TF1 - Criticism

Criticism

Some commentators accuse TF1 of being an excessively populist, commercialised channel. There is a clear emphasis on "light" entertainment programmes over more serious content, and the channel's success is sometimes seen as being founded on the ménagères de moins de 50 ans (housewives under 50) audience segment. Certainly, a large proportion of the schedule consists of gameshows, sensational documentaries and dubbed versions of TV series. The channel's news service is perceived as consisting of more celebrity news and human-interest stories than its public-sector competitors.

On 16 April 2009, the employee responsible for the "Web innovation" department was fired for criticizing the Hadopi law in a private email (on 19 February) sent to a Member of Parliament. The management of TF1 was notified about the e-mail by the Ministry for Culture and Communication, whom Ministry Christine Albanel is also one the authors of the Hadopi law.

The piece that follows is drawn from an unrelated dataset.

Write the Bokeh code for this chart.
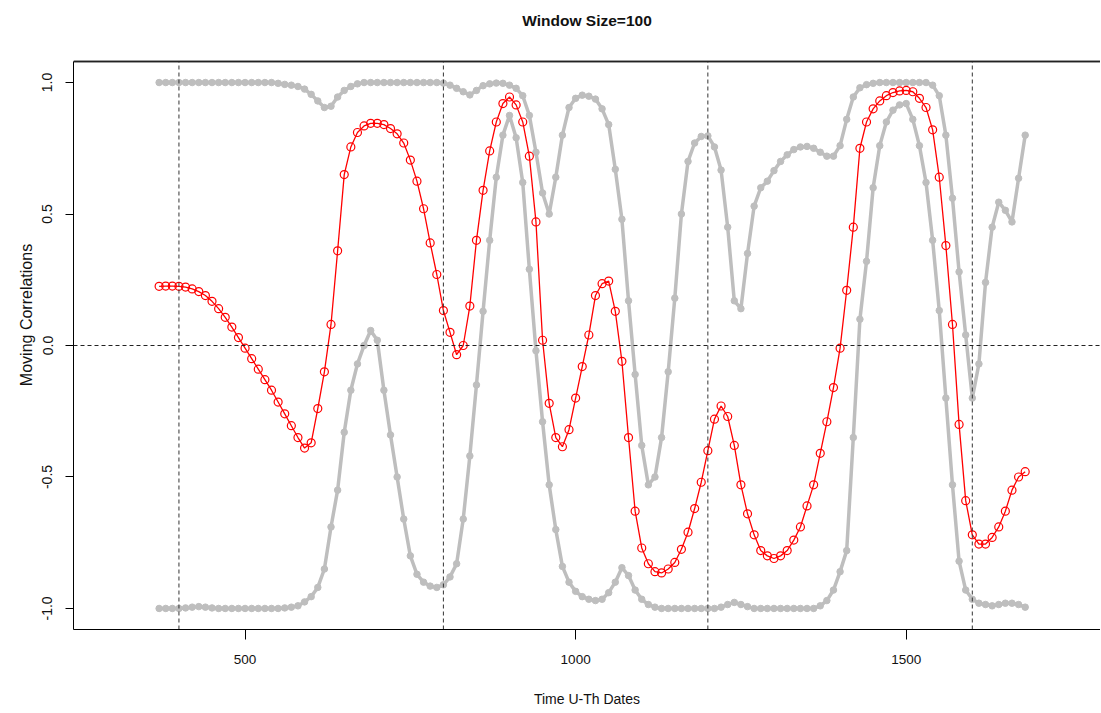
from bokeh.plotting import figure
from bokeh.models import Range1d, FixedTicker, PrintfTickFormatter, Span
from bokeh.core.properties import value
from bokeh.embed import file_html
from bokeh.resources import INLINE

# ---- data ----
dates = [370, 380, 390, 400, 410, 420, 430, 440, 450, 460,
         470, 480, 490, 500, 510, 520, 530, 540, 550, 560,
         570, 580, 590, 600, 610, 620, 630, 640, 650, 660,
         670, 680, 690, 700, 710, 720, 730, 740, 750, 760,
         770, 780, 790, 800, 810, 820, 830, 840, 850, 860,
         870, 880, 890, 900, 910, 920, 930, 940, 950, 960,
         970, 980, 990, 1000, 1010, 1020, 1030, 1040, 1050, 1060,
         1070, 1080, 1090, 1100, 1110, 1120, 1130, 1140, 1150, 1160,
         1170, 1180, 1190, 1200, 1210, 1220, 1230, 1240, 1250, 1260,
         1270, 1280, 1290, 1300, 1310, 1320, 1330, 1340, 1350, 1360,
         1370, 1380, 1390, 1400, 1410, 1420, 1430, 1440, 1450, 1460,
         1470, 1480, 1490, 1500, 1510, 1520, 1530, 1540, 1550, 1560,
         1570, 1580, 1590, 1600, 1610, 1620, 1630, 1640, 1650, 1660,
         1670, 1680]

corr = [0.225, 0.226, 0.226, 0.225, 0.222, 0.215, 0.205, 0.19, 0.168, 0.14,
        0.107, 0.07, 0.03, -0.01, -0.05, -0.09, -0.13, -0.17, -0.215, -0.26,
        -0.305, -0.35, -0.39, -0.37, -0.24, -0.1, 0.08, 0.36, 0.65, 0.755,
        0.81, 0.835, 0.845, 0.845, 0.84, 0.825, 0.805, 0.77, 0.705, 0.625,
        0.52, 0.39, 0.27, 0.133, 0.05, -0.035, 0.0, 0.15, 0.4, 0.59,
        0.74, 0.85, 0.92, 0.945, 0.915, 0.85, 0.72, 0.47, 0.02, -0.22,
        -0.35, -0.385, -0.32, -0.2, -0.08, 0.04, 0.19, 0.235, 0.245, 0.13,
        -0.06, -0.35, -0.63, -0.77, -0.83, -0.86, -0.865, -0.85, -0.825, -0.775,
        -0.71, -0.62, -0.52, -0.4, -0.28, -0.23, -0.27, -0.38, -0.53, -0.64,
        -0.72, -0.78, -0.8, -0.81, -0.8, -0.78, -0.74, -0.69, -0.61, -0.53,
        -0.41, -0.29, -0.16, -0.01, 0.21, 0.45, 0.75, 0.85, 0.9, 0.93,
        0.95, 0.962, 0.968, 0.97, 0.965, 0.94, 0.905, 0.82, 0.64, 0.38,
        0.08, -0.3, -0.59, -0.72, -0.755, -0.755, -0.73, -0.69, -0.63, -0.55,
        -0.5, -0.48]

upper = [1.0, 1.0, 1.0, 1.0, 1.0, 1.0, 1.0, 1.0, 1.0, 1.0,
         1.0, 1.0, 1.0, 1.0, 1.0, 1.0, 1.0, 1.0, 0.997, 0.993,
         0.99, 0.985, 0.975, 0.955, 0.93, 0.905, 0.91, 0.945, 0.97, 0.985,
         0.995, 1.0, 1.0, 1.0, 1.0, 1.0, 1.0, 1.0, 1.0, 1.0,
         1.0, 1.0, 1.0, 0.998, 0.99, 0.978, 0.965, 0.953, 0.97, 0.988,
         0.995, 0.998, 0.997, 0.99, 0.978, 0.95, 0.875, 0.735, 0.58, 0.5,
         0.64, 0.8, 0.905, 0.94, 0.952, 0.948, 0.937, 0.9, 0.84, 0.67,
         0.48, 0.17, -0.11, -0.38, -0.53, -0.5, -0.35, -0.1, 0.18, 0.5,
         0.7, 0.77, 0.795, 0.797, 0.755, 0.667, 0.45, 0.17, 0.14, 0.35,
         0.53, 0.6, 0.625, 0.665, 0.7, 0.725, 0.745, 0.755, 0.757, 0.75,
         0.735, 0.72, 0.72, 0.76, 0.86, 0.945, 0.98, 0.992, 0.997, 1.0,
         1.0, 1.0, 1.0, 1.0, 1.0, 1.0, 1.0, 0.99, 0.95, 0.8,
         0.56, 0.28, 0.04, -0.2, -0.07, 0.24, 0.45, 0.545, 0.514, 0.47,
         0.636, 0.8]

lower = [-1.0, -1.0, -1.0, -1.0, -0.998, -0.995, -0.993, -0.995, -0.998, -1.0,
         -1.0, -1.0, -1.0, -1.0, -1.0, -1.0, -1.0, -1.0, -1.0, -0.998,
         -0.995, -0.99, -0.975, -0.955, -0.92, -0.85, -0.69, -0.55, -0.33, -0.17,
         -0.07, 0.0, 0.057, 0.02, -0.17, -0.34, -0.5, -0.66, -0.8, -0.87,
         -0.9, -0.915, -0.92, -0.91, -0.88, -0.83, -0.66, -0.42, -0.15, 0.13,
         0.4, 0.64, 0.8, 0.875, 0.79, 0.62, 0.29, -0.02, -0.29, -0.53,
         -0.7, -0.84, -0.9, -0.935, -0.955, -0.965, -0.97, -0.965, -0.94, -0.9,
         -0.845, -0.875, -0.93, -0.965, -0.985, -0.995, -1.0, -1.0, -1.0, -1.0,
         -1.0, -1.0, -1.0, -1.0, -1.0, -0.995, -0.985, -0.977, -0.985, -0.993,
         -1.0, -1.0, -1.0, -1.0, -1.0, -1.0, -1.0, -1.0, -1.0, -1.0,
         -0.99, -0.97, -0.93, -0.86, -0.78, -0.35, 0.1, 0.32, 0.6, 0.76,
         0.85, 0.895, 0.915, 0.92, 0.86, 0.76, 0.62, 0.4, 0.133, -0.2,
         -0.53, -0.82, -0.93, -0.965, -0.98, -0.985, -0.99, -0.985, -0.98, -0.98,
         -0.985, -0.995]

vlines = [400, 800, 1200, 1600]
hlines = [0]
xticks = [500, 1000, 1500]
yticks = [-1.0, -0.5, 0.0, 0.5, 1.0]
title_text = "Window Size=100"

GREY = "#BEBEBE"
SANS = "Liberation Sans"

# ---- layout geometry (pixels) ----
W, H = 1100, 712
LEFT, BOTTOM = 73, 83
BOX_TOP_PX = 61          # where the plot box top should be (from canvas top)
TITLE_PX = 20            # title centre (from canvas top)
Y_LO, Y_HI = -1.08, 1.08
X_LO, X_HI = 240.5, 1793.9

box_h = (H - BOTTOM) - BOX_TOP_PX
per_px = (Y_HI - Y_LO) / box_h
y_frame_top = Y_HI + BOX_TOP_PX * per_px   # frame runs to the canvas top
title_y = Y_HI + (BOX_TOP_PX - TITLE_PX) * per_px

p = figure(width=W, height=H, output_backend="svg", toolbar_location=None,
           title=None,
           x_range=Range1d(X_LO, X_HI), y_range=Range1d(Y_LO, y_frame_top),
           min_border_left=LEFT, min_border_right=0, min_border_top=0,
           min_border_bottom=BOTTOM,
           x_axis_label="Time U-Th Dates", y_axis_label="Moving Correlations")
p.outline_line_color = None
p.grid.visible = False

# top side of the box
p.line(x=[X_LO, X_HI], y=[Y_HI, Y_HI], line_color="#222222", line_width=1.5)
p.add_layout(Span(location=Y_HI, dimension="width", line_color="#222222", line_width=1.5))

# grey bounds
for ser in (upper, lower):
    p.line(dates, ser, line_color=GREY, line_width=3.5)
    p.scatter(dates, ser, marker="circle", size=6.5, fill_color=GREY, line_color=GREY)

# red moving correlation
p.line(dates, corr, line_color="red", line_width=1.3)
p.scatter(dates, corr, marker="circle", size=8, fill_color=None,
          line_color="red", line_width=1.2)

# dashed reference lines
p.segment(x0=vlines, y0=[Y_LO] * len(vlines), x1=vlines, y1=[Y_HI] * len(vlines),
          line_color="#333333", line_dash="4 3", line_width=1)
for h in hlines:
    p.add_layout(Span(location=h, dimension="width", line_color="#222222",
                      line_dash="4 3", line_width=1))

# title
p.text(x=[(X_LO + X_HI) / 2], y=[title_y], text=[title_text],
       text_align="center", text_baseline="middle",
       text_font=value(SANS), text_font_size="15.5px", text_font_style="bold",
       text_color="#111111")

# axes
p.xaxis.ticker = FixedTicker(ticks=xticks)
p.yaxis.ticker = FixedTicker(ticks=yticks)
p.yaxis.bounds = (Y_LO, Y_HI)
p.yaxis.formatter = PrintfTickFormatter(format="%.1f")
p.yaxis.major_label_orientation = "vertical"
for ax in (p.xaxis[0], p.yaxis[0]):
    ax.axis_line_color = "black"
    ax.major_tick_line_color = "black"
    ax.minor_tick_line_color = None
    ax.major_tick_in = 0
    ax.major_label_text_color = "#111111"
    ax.axis_label_text_color = "#111111"
    ax.axis_label_text_font_style = "normal"
    ax.major_label_text_font = SANS
    ax.axis_label_text_font = SANS
p.xaxis.major_tick_out = 10
p.yaxis.major_tick_out = 8
p.xaxis.major_label_text_font_size = "13.5px"
p.xaxis.major_label_standoff = 15
p.xaxis.axis_label_text_font_size = "14px"
p.xaxis.axis_label_standoff = 24
p.yaxis.major_label_text_font_size = "14px"
p.yaxis.major_label_standoff = 13
p.yaxis.axis_label_text_font_size = "16px"
p.yaxis.axis_label_standoff = 5

open("out.html", "w").write(file_html(p, INLINE))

In 2004 Patrick Le Lay, CEO of TF1 made the following statement about the channel's aims:

"There are many ways to speak about TV, but in a business perspective, let's be realistic: at the basis, TF1's job is helping Coca-Cola, for example, to sell its product. What we sell to Coca-Cola is available human brain time. Nothing is more difficult than obtaining this availability. This is where permanent change is located. We must always look out for popular programs, follow trends, surf on tendencies, in a context in which information is speeding up, getting manifold and trivialized."

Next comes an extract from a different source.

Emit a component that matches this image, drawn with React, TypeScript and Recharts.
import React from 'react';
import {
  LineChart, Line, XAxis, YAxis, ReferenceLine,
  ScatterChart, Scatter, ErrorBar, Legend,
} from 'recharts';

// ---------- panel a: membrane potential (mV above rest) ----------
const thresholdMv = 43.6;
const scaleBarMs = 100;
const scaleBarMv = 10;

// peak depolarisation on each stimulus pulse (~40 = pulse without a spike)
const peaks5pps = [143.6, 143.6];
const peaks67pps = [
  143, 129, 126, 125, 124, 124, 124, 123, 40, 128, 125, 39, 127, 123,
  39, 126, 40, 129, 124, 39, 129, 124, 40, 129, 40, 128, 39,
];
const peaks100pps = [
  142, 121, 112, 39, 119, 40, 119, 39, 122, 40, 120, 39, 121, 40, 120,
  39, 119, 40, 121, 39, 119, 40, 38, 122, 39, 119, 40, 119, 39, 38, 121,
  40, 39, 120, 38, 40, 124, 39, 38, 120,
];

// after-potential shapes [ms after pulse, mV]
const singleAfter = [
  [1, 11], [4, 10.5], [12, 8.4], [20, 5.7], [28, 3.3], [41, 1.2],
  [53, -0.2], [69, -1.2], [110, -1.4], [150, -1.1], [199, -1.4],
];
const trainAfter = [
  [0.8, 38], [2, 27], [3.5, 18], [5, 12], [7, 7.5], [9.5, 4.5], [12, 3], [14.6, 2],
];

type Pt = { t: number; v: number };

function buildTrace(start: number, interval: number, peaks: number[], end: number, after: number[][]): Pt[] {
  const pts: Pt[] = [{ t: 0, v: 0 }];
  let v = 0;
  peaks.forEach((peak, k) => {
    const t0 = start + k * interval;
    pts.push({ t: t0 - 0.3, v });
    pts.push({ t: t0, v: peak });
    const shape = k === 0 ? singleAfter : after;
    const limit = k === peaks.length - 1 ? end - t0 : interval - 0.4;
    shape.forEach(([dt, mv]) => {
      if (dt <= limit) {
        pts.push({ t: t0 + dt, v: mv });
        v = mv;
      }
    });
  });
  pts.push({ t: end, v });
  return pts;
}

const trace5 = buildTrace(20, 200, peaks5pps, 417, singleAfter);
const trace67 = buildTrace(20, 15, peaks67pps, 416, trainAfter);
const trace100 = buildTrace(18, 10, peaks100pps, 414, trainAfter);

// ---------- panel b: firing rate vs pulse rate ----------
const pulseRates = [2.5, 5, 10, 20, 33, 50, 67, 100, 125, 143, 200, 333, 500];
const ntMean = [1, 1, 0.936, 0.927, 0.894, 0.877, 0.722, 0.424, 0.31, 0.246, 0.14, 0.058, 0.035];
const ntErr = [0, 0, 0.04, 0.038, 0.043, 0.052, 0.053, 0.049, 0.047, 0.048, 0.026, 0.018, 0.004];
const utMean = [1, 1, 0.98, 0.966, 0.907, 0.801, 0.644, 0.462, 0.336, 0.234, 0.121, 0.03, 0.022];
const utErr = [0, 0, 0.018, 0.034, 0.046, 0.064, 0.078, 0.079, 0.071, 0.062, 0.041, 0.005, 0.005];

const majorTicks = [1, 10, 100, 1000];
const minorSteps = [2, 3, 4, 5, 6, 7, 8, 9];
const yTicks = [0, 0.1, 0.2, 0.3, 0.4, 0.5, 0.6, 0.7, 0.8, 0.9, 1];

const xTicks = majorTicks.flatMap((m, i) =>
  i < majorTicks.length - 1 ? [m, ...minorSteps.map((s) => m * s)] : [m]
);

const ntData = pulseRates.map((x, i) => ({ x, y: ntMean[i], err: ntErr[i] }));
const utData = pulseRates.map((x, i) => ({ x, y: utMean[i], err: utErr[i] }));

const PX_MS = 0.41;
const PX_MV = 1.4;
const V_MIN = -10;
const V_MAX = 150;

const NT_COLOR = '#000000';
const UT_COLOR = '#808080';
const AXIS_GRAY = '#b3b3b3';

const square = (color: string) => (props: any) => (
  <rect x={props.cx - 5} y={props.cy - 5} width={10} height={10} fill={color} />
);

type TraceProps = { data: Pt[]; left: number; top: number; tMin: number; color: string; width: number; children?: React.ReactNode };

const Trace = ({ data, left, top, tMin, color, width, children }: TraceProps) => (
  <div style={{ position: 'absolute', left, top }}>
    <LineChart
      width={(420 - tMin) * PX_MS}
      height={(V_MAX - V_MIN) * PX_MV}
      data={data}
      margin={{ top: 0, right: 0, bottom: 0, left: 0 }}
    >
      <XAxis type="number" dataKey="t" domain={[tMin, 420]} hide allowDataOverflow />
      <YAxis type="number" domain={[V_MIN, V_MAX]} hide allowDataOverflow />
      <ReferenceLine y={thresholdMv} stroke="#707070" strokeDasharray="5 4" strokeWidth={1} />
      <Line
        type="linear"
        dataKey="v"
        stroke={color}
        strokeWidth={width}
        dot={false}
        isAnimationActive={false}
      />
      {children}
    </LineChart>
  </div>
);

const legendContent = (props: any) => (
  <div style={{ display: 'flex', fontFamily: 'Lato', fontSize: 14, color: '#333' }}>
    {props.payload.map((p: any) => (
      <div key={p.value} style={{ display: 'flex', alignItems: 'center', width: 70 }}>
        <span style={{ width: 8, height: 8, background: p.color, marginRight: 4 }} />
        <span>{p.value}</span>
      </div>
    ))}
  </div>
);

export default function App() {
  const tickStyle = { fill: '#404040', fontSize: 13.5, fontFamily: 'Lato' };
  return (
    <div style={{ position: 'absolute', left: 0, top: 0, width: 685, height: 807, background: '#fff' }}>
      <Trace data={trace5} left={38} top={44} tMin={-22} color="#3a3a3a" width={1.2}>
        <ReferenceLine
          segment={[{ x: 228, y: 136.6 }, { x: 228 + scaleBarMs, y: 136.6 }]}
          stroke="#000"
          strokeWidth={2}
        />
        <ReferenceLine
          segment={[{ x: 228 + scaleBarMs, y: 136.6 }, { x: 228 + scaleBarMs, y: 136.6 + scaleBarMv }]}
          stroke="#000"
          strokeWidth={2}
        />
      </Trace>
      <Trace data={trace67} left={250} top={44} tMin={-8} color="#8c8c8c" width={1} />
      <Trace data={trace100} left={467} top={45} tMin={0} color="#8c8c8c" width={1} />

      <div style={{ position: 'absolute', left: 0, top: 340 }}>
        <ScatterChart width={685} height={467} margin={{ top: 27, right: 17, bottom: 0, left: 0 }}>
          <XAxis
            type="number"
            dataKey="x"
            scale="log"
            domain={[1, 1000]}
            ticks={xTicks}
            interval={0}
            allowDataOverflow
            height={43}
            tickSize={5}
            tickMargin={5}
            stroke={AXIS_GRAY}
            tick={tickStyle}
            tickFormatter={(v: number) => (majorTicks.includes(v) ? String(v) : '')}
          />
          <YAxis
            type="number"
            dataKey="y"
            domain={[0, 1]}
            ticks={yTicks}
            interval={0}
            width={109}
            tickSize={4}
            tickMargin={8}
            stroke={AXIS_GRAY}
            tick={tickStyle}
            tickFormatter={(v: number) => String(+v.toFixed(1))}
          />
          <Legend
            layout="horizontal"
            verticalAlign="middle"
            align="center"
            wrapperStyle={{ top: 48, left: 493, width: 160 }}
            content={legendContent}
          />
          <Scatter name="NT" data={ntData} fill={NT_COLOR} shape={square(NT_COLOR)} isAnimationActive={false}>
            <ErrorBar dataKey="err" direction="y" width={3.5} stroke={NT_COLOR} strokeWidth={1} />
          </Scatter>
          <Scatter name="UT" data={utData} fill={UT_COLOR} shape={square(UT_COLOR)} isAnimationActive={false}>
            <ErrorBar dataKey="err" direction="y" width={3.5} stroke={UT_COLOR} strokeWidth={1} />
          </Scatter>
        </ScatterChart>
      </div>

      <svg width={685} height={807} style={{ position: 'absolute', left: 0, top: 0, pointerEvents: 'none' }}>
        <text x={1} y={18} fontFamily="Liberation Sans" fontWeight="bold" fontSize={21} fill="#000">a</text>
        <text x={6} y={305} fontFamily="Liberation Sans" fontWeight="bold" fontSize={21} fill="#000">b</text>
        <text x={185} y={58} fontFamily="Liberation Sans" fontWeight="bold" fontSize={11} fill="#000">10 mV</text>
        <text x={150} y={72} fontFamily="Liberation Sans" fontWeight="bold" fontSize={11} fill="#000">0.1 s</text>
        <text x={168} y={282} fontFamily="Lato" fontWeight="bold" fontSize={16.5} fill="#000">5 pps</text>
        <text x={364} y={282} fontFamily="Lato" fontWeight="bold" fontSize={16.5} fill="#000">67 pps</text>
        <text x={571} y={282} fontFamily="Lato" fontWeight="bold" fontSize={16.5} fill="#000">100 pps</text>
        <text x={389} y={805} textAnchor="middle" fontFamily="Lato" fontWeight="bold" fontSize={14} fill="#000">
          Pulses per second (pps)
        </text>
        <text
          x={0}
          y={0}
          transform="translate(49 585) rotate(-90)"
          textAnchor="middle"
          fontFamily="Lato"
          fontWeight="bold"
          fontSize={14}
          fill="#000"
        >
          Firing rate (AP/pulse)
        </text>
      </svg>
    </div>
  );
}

Critics of TF1 also contend that its news coverage is slanted towards supporting right-wing politicians – they were in particular accused of supporting Édouard Balladur in the 1995 presidential elections, and of overstating crime during the 2002 electoral campaign to tilt the balance in favour of former French president Jacques Chirac, who campaigned on a law and order platform.

Key figures within TF1 are close friends to some of the most powerful politicians in France, and the relationship between Bouygues and the public-sector contracting system often raises suspicions. Nicolas Sarkozy (President of the French Republic from 16 May 2007 until 15 May 2012) is a frequent guest of the channel, and is seen as being given an easier ride than on other networks. Immigration and violence are arguably conflated in the channel's news programmes. In addition, it is occasionally alleged that news reports from TF1 tend to ignore issues yielding a bad light on their parent group (Bouygues), while stressing the problems of competitors (such as VINCI).

Such criticism is heavy in the satirical show Les Guignols de l'info, broadcast on rival private network Canal Plus. However, TF1 now competes in this category with M6, which was initially a generalist channel focusing on musical programmes, but now has programming more resembling TF1 (notably, reality shows that TF1 started running just after M6 introduced them).